Student Wins Political Science Essay Award
Fairmont State University student Laura Fridley has received the West Virginia Political
Science Association Best Paper Award for her paper, "Democratic Peace and Domestic
Armed Conflict: 1946-2003."
Fridley, a non-traditional student, is majoring in Intelligence Research and Analysis
and Political Science. A Mannington resident, Fridley plans to graduate in 2007. She
received a $100 savings bond for submitting the winning undergraduate research paper.
"Basically, my research showed that an increase in the numbers of democratic nations
may have caused an increase in armed revolt in non-democratic countries," Fridley
said. "I have proposed that the key for achieving a lasting peace is not in the behavior
of democracies toward each other, but in the way that non-democratic nations liberalize
internally as they make their way from non-democratic governance to democracy."

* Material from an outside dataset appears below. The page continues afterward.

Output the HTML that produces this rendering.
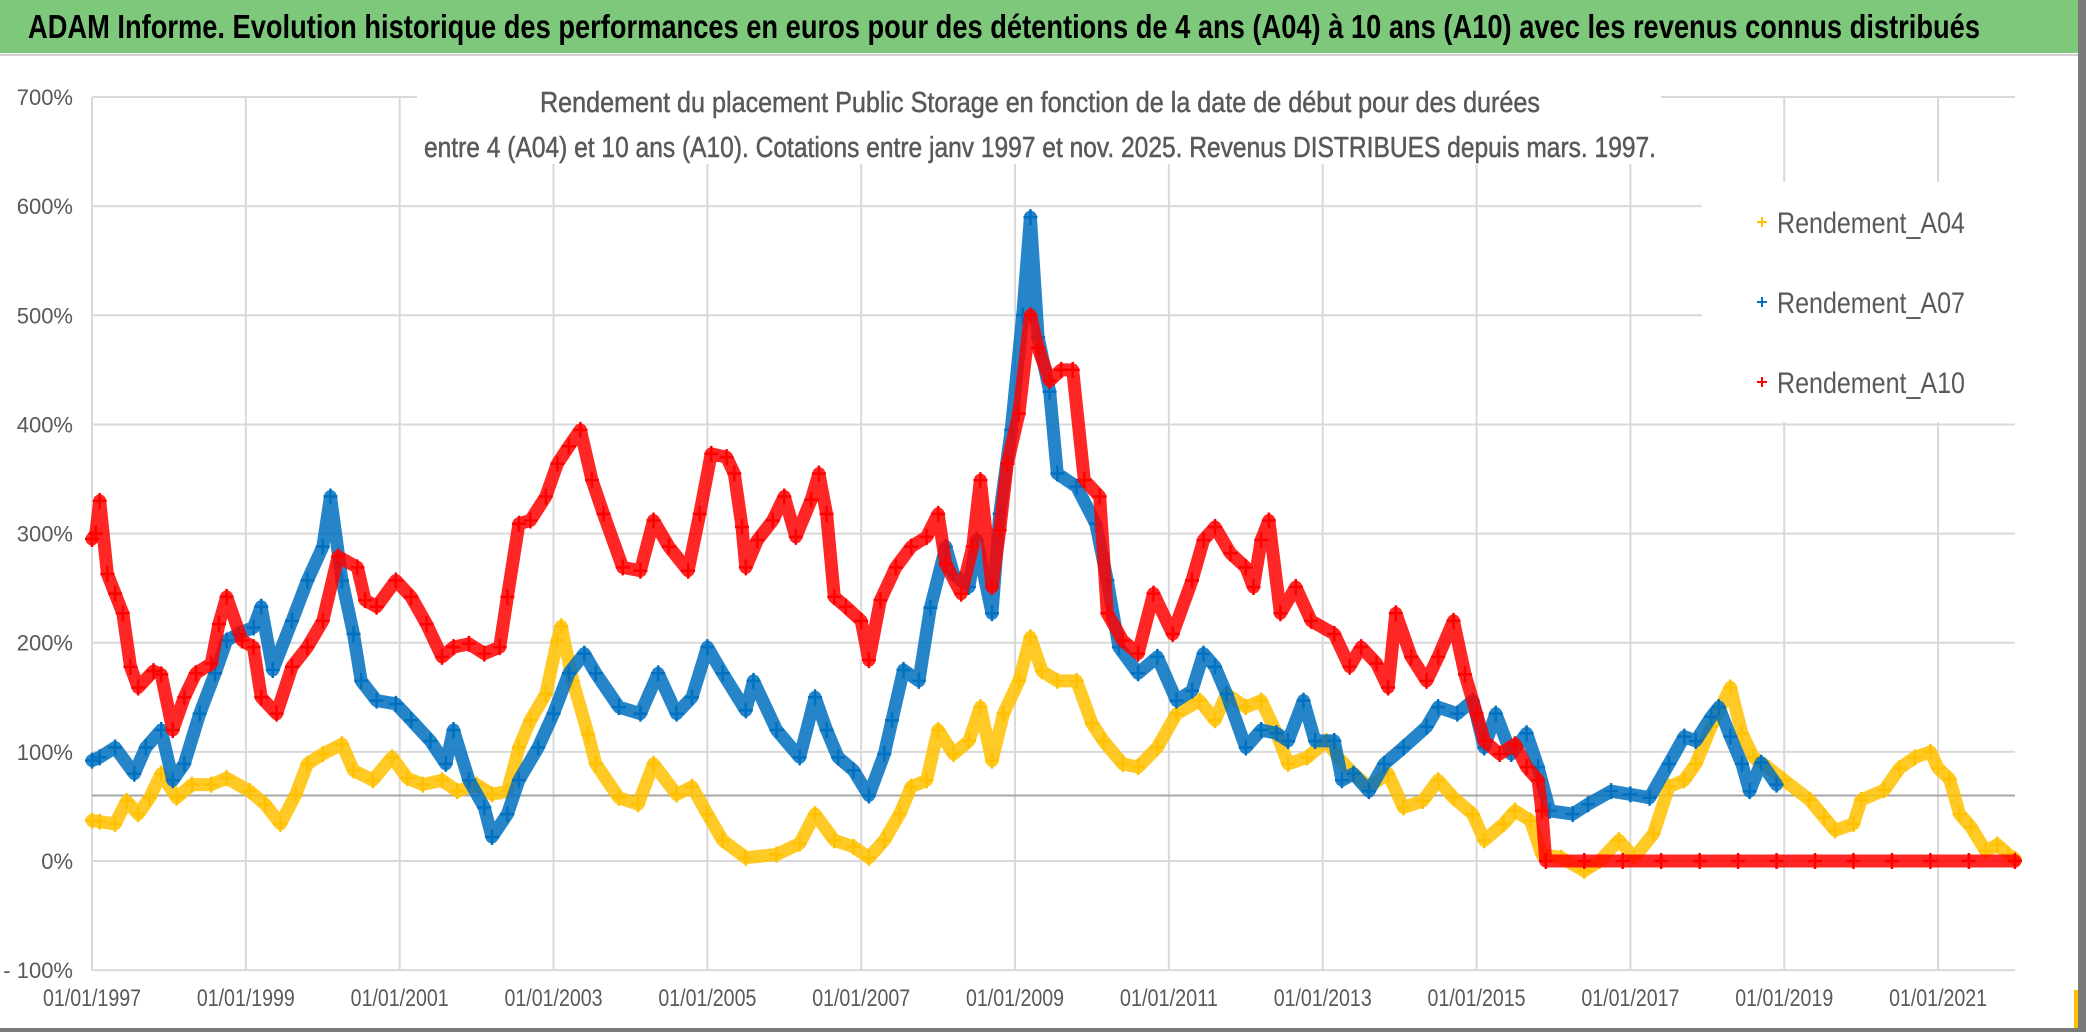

Fridley originally submitted the paper as a requirement for her Political Research
Methods course that is part of her degree program. Her professor, Associate Professor
of Political Science Dr. George Sprowls, Director of the Intelligence Research and
Analysis program at Fairmont State, is sponsoring Fridley as a prospective participant
in the Council on Undergraduate Research Posters on the Hill 2007 competition. Winning
participants will have their research displayed in the Capitol Rotunda in Washington,
D.C.
"It is by far the best original research paper I have seen in the eight years I have
taught undergraduates at Fairmont State University," Sprowls said. "While many papers
have been written on the 'Democratic Peace,' its effect on the internal stability
of non-democratic nations has been generally ignored. Like most good research, the
paper raises as many questions as it answers."